Use of tabs in programming languages

What programming languages and scripts require the use of tabs?

none afaik

though indentation as a function of the alignment/grouping of program statements is in certain languages.

curious as to why are you asking ?
have you done any research on the subject ? ( please share findings if so )

This is not actually true.

Golang (Go) uses tabs:

Screen Shot 2022-06-09 at 8.16.45 PM

Reference:

Also, in a Google study, Google engineers found that tabs were more commonly used than spaces in both Go and C:

Screen Shot 2022-06-09 at 8.18.58 PM

Reference:

Tabs are "required" in Go, per Go specs (but since I am not a Go developer,I have no idea, really, just from reading)

HTH

Most languages that existed when 80 column cards were in use.
Cobol - columns 1-6 : sequence number, so if you dropped your deck of cards, you could take them to the card sorter and put them back in order.
column 7 continutation character
column 8 labels
column 12 regular statements, must end before column 73.
Fortran V and probably IV, columns 1-4 label
column 6 regular statements
RPG virtually every column has a specific use

See also:

tabs-vs-spaces-hithub

Reference:

The problem with the Github analysis is that no one knows if the editor that was used to create the source code translated tabs to spaces.

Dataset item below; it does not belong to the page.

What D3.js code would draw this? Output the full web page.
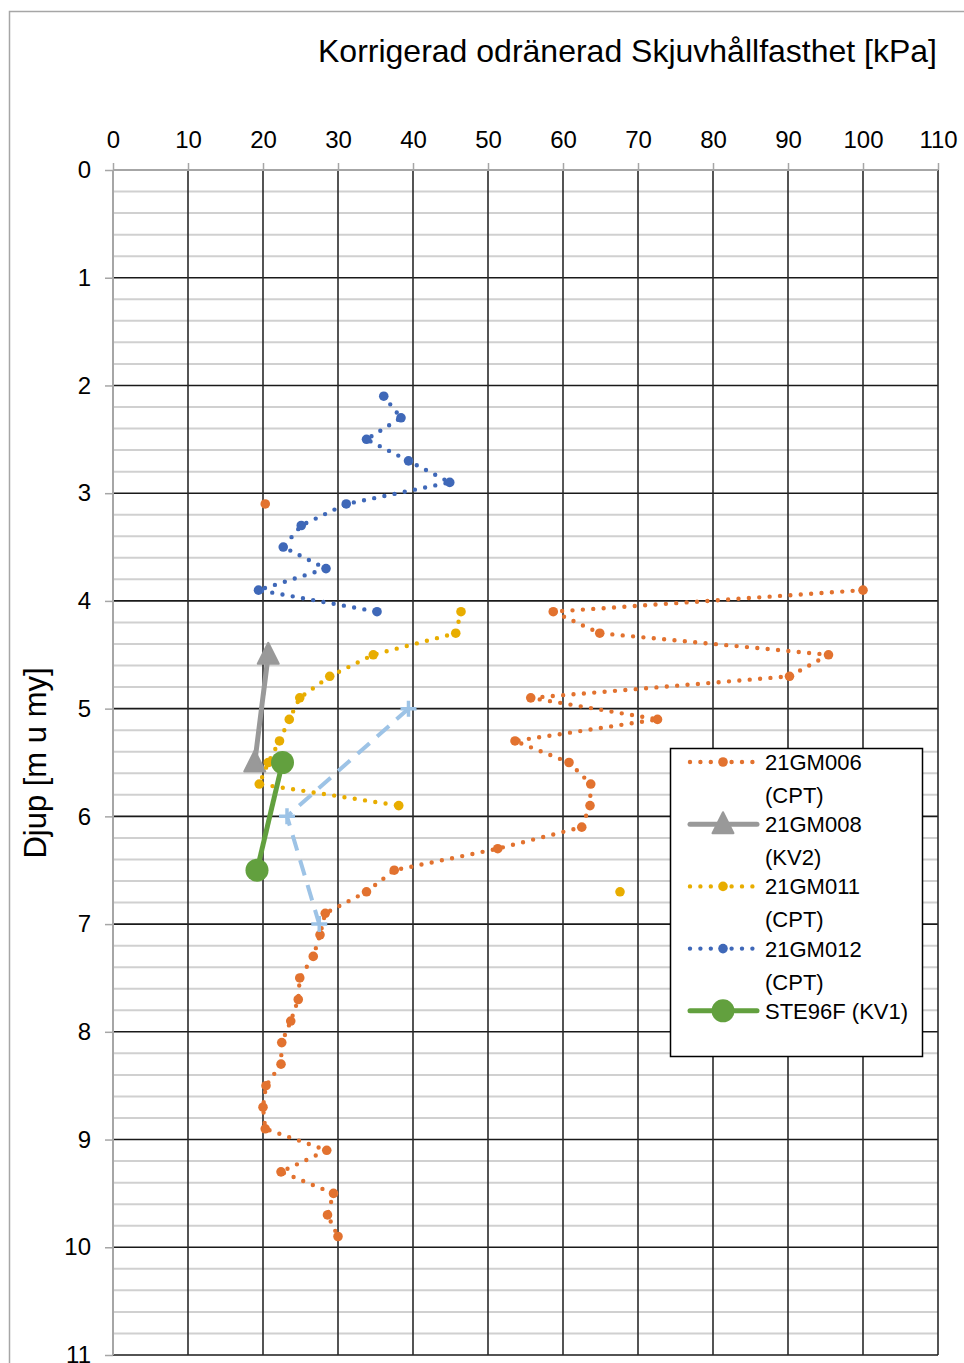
<!DOCTYPE html>
<html>
<head>
<meta charset="utf-8">
<script src="https://cdn.jsdelivr.net/npm/d3@7"></script>
<style>
body { margin: 0; background: #fff; }
text { font-family: "Liberation Sans", Arial, sans-serif; fill: #000; }
</style>
</head>
<body>
<script>
// axis ticks
var xTicks = [0, 10, 20, 30, 40, 50, 60, 70, 80, 90, 100, 110];
var yTicks = [0, 1, 2, 3, 4, 5, 6, 7, 8, 9, 10, 11];

// 21GM006 (CPT)
var depth006 = [3.1, 3.3, 3.5, 3.7, 3.9, 4.1, 4.3, 4.5, 4.7, 4.9, 5.1, 5.3, 5.5, 5.7, 5.9, 6.1, 6.3, 6.5,
	6.7, 6.9, 7.1, 7.3, 7.5, 7.7, 7.9, 8.1, 8.3, 8.5, 8.7, 8.9, 9.1, 9.3, 9.5, 9.7, 9.9];
var su006 = [20.3, null, null, null, 100, 58.7, 64.9, 95.4, 90.2, 55.7, 72.6, 53.6, 60.8, 63.7, 63.6, 62.5, 51.3, 37.5,
	33.8, 28.3, 27.6, 26.7, 24.9, 24.7, 23.7, 22.5, 22.4, 20.4, 20.0, 20.3, 28.5, 22.4, 29.4, 28.6, 30.0];

// 21GM008 (KV2)
var depth008 = [4.5, 5.5];
var su008 = [20.7, 18.9];

// 21GM011 (CPT)
var depth011 = [4.1, 4.3, 4.5, 4.7, 4.9, 5.1, 5.3, 5.5, 5.7, 5.9, 6.1, 6.3, 6.5, 6.7];
var su011 = [46.4, 45.7, 34.7, 28.9, 24.9, 23.5, 22.2, 20.7, 19.5, 38.1, null, null, null, 67.6];

// 21GM012 (CPT)
var depth012 = [2.1, 2.3, 2.5, 2.7, 2.9, 3.1, 3.3, 3.5, 3.7, 3.9, 4.1];
var su012 = [36.1, 38.4, 33.8, 39.4, 44.9, 31.1, 25.1, 22.7, 28.4, 19.4, 35.2];

// STE96F (KV1)
var depthSTE = [5.5, 6.5];
var suSTE = [22.6, 19.2];

// extra series, not in legend
var depthExtra = [5.0, 6.0, 7.0];
var suExtra = [39.4, 23.2, 27.5];

var width = 964;
var height = 1363;

var svg = d3
	.select("body")
	.append("svg")
	.attr("width", width)
	.attr("height", height);

svg.append("rect").attr("width", width).attr("height", height).attr("fill", "#fff");

// chart area border
svg.append("rect")
	.attr("x", 9.5).attr("y", 11.5)
	.attr("width", 1000).attr("height", 1400)
	.attr("fill", "none")
	.attr("stroke", "#a6a6a6")
	.attr("stroke-width", 1.5);

var x = d3.scaleLinear().domain([0, 110]).range([113, 938]);
var y = d3.scaleLinear().domain([0, 11]).range([170, 1355]);

// minor horizontal gridlines
var minor = d3.range(0, 55).map(function (i) { return i * 0.2; })
	.filter(function (v) { return Math.abs(v - Math.round(v)) > 0.01; });
svg.append("g").selectAll("line").data(minor).enter().append("line")
	.attr("x1", x(0)).attr("x2", x(110))
	.attr("y1", function (d) { return y(d); })
	.attr("y2", function (d) { return y(d); })
	.attr("stroke", "#d0d0d0").attr("stroke-width", 2);

// major gridlines
svg.append("g").selectAll("line").data(yTicks.slice(1)).enter().append("line")
	.attr("x1", x(0)).attr("x2", x(110))
	.attr("y1", function (d) { return y(d); })
	.attr("y2", function (d) { return y(d); })
	.attr("stroke", "#1a1a1a").attr("stroke-width", 1.6);
svg.append("g").selectAll("line").data(xTicks.slice(1)).enter().append("line")
	.attr("y1", y(0)).attr("y2", y(11))
	.attr("x1", function (d) { return x(d); })
	.attr("x2", function (d) { return x(d); })
	.attr("stroke", "#2a2a2a").attr("stroke-width", 1.6);

// axes
var xAxis = svg.append("g")
	.attr("transform", "translate(0," + y(0) + ")")
	.call(d3.axisTop(x).tickValues(xTicks).tickSize(7).tickPadding(15));
var yAxis = svg.append("g")
	.attr("transform", "translate(" + x(0) + ",0)")
	.call(d3.axisLeft(y).tickValues(yTicks).tickSize(8).tickPadding(14));

[xAxis, yAxis].forEach(function (a) {
	a.select(".domain").attr("stroke", "#a6a6a6").attr("stroke-width", 2);
	a.selectAll(".tick line").attr("stroke", "#a6a6a6").attr("stroke-width", 1.5);
	a.selectAll(".tick text")
		.style("font-family", "'Liberation Sans', Arial, sans-serif")
		.style("font-size", "24px")
		.attr("fill", "#000");
});
yAxis.select(".domain").attr("d", "M" + 0 + "," + y(0) + "V" + y(11));
xAxis.select(".domain").attr("d", "M" + x(0) + ",0H" + x(110));

// titles
svg.append("text")
	.attr("x", 937).attr("y", 62)
	.attr("text-anchor", "end")
	.style("font-size", "32px")
	.text("Korrigerad odränerad Skjuvhållfasthet [kPa]");

svg.append("text")
	.attr("transform", "translate(46,763) rotate(-90)")
	.attr("text-anchor", "middle")
	.style("font-size", "31px")
	.text("Djup [m u my]");

function pairs(depths, vals) {
	return depths.map(function (d, i) { return [d, vals[i]]; });
}

var line = d3.line()
	.defined(function (d) { return d[1] != null; })
	.x(function (d) { return x(d[1]); })
	.y(function (d) { return y(d[0]); });

function drawMarker(g, type, cx, cy, color) {
	if (type == "dot") {
		g.append("circle").attr("cx", cx).attr("cy", cy).attr("r", 4.8).attr("fill", color);
	} else if (type == "circle") {
		g.append("circle").attr("cx", cx).attr("cy", cy).attr("r", 11.5).attr("fill", color);
	} else if (type == "triangle") {
		g.append("path")
			.attr("d", "M" + cx + "," + (cy - 12) + "L" + (cx + 10.5) + "," + (cy + 9) + "L" + (cx - 10.5) + "," + (cy + 9) + "Z")
			.attr("fill", color).attr("stroke", color).attr("stroke-width", 2).attr("stroke-linejoin", "round");
	} else if (type == "plus") {
		g.append("path")
			.attr("d", "M" + (cx - 8) + "," + cy + "H" + (cx + 8) + "M" + cx + "," + (cy - 8) + "V" + (cy + 8))
			.attr("stroke", color).attr("stroke-width", 3.5);
	}
}

var series = [
	{ name: ["21GM006", "(CPT)"], data: pairs(depth006, su006), color: "#e2722f", width: 4.4, dash: "0 10.4", marker: "dot" },
	{ name: ["21GM008", "(KV2)"], data: pairs(depth008, su008), color: "#999999", width: 5, dash: null, marker: "triangle" },
	{ name: ["21GM011", "(CPT)"], data: pairs(depth011, su011), color: "#e8ad00", width: 4.4, dash: "0 10.4", marker: "dot" },
	{ name: ["21GM012", "(CPT)"], data: pairs(depth012, su012), color: "#3f68b8", width: 4.4, dash: "0 10.4", marker: "dot" },
	{ name: ["STE96F (KV1)"], data: pairs(depthSTE, suSTE), color: "#62a03e", width: 5, dash: null, marker: "circle" },
	{ name: null, data: pairs(depthExtra, suExtra), color: "#9dc3e6", width: 4, dash: "16 10", marker: "plus" }
];

series.forEach(function (s) {
	var g = svg.append("g");
	g.append("path")
		.attr("d", line(s.data))
		.attr("fill", "none")
		.attr("stroke", s.color)
		.attr("stroke-width", s.width)
		.attr("stroke-linecap", s.dash && s.dash.indexOf("0 ") == 0 ? "round" : "butt")
		.attr("stroke-dasharray", s.dash);
	s.data.filter(function (d) { return d[1] != null; }).forEach(function (d) {
		drawMarker(g, s.marker, x(d[1]), y(d[0]), s.color);
	});
});

// legend
var legend = svg.append("g");
legend.append("rect")
	.attr("x", 670.5).attr("y", 748.5)
	.attr("width", 252).attr("height", 308)
	.attr("fill", "#fff")
	.attr("stroke", "#000").attr("stroke-width", 1.5);

series.filter(function (s) { return s.name; }).forEach(function (s, i) {
	var cy = 762 + i * 62.2;
	var g = legend.append("g");
	g.append("line")
		.attr("x1", 690).attr("x2", 757)
		.attr("y1", cy).attr("y2", cy)
		.attr("stroke", s.color)
		.attr("stroke-width", s.width)
		.attr("stroke-linecap", "round")
		.attr("stroke-dasharray", s.dash ? "0 10.4" : null);
	drawMarker(g, s.marker, 723, cy, s.color);
	s.name.forEach(function (t, j) {
		g.append("text")
			.attr("x", 765).attr("y", cy + 8 + j * 33)
			.style("font-size", "22px")
			.text(t);
	});
});
</script>
</body>
</html>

The Go / tabs issue is related to the go FMT official requirement. It's not a fluke of an editor.

Regarding GitHub, most developers, by a wide majority use VSC to edit / write code.

VSC does NOT translate tabs to spaces. I don't think any modern developer uses a code editor which automatically translates tabs to spaces or otherwise, except a syntax checker for Go, in a code editor when installed as a plugin because go fmt is used in these plugins for those who choose to install and use it.

Takes me back. I instantly thought "Those are not tabs, they are just fixed-column fields".

Then I recalled the "tabs" were physical movable stops on the platen of hand card punches. You hit the Tab button, and the platen moved to the next tab, which knocked back into the ratchet that spaced after each punched character. I could still punch these in my sleep (ICT codes). Our initial program cards were punched by a data prep bureau on electrical machines, but amendments (and the frequent card-reader wrecks) were fixed in the machine room by hand.

It seems to me that the keeping of tabs is mostly confined to old folks who cannot get past their old habits. The biggest problem is that things could look different on other people’s computers. When using tabs people know they actually consist of two spaces or four spaces or whatever they decided. But that information gets lost.

The "Old Habits" arose from the times when disks were pitifully small. The first disk pack I ever used was like one of those cake stands you get in posh tea-rooms: eleven platters, stacked about 12 inches high, and about 15 inches diameter. It came in a protective pack with a clip-on lid, and it held a whopping 30 MB initially (then 60, 100, 200 as they developed). So indenting nested blocks with one tab instead of four spaces was a significant improvement in both capacity and transfer rate.

Problems were not just transferring source between computers. If several people worked on the same project, they would each have their own preferred editor tab settings, and might replace all tabs by spaces or vice versa at different settings. After a few edits, the indentation of different sections became impossible to follow. Then some poor intern got the job of realigning a whole set of source files.

Makefiles specifically use tabs to introduce "recipes" -- the executable commands that make targets. (GNU/make allows the definition of an alternative single character.)

This is a frequent cause of of frustration. The old hands know to flick :set list and :set nolist every so often to make tabs visible (yes, all old hands use vi too). ;-)

Makefiles, YAML files, etc are not classified as programming languages.

The OP asked about programming languages not markup languages and file formats.

The OPs question was marked "solved" by the OP.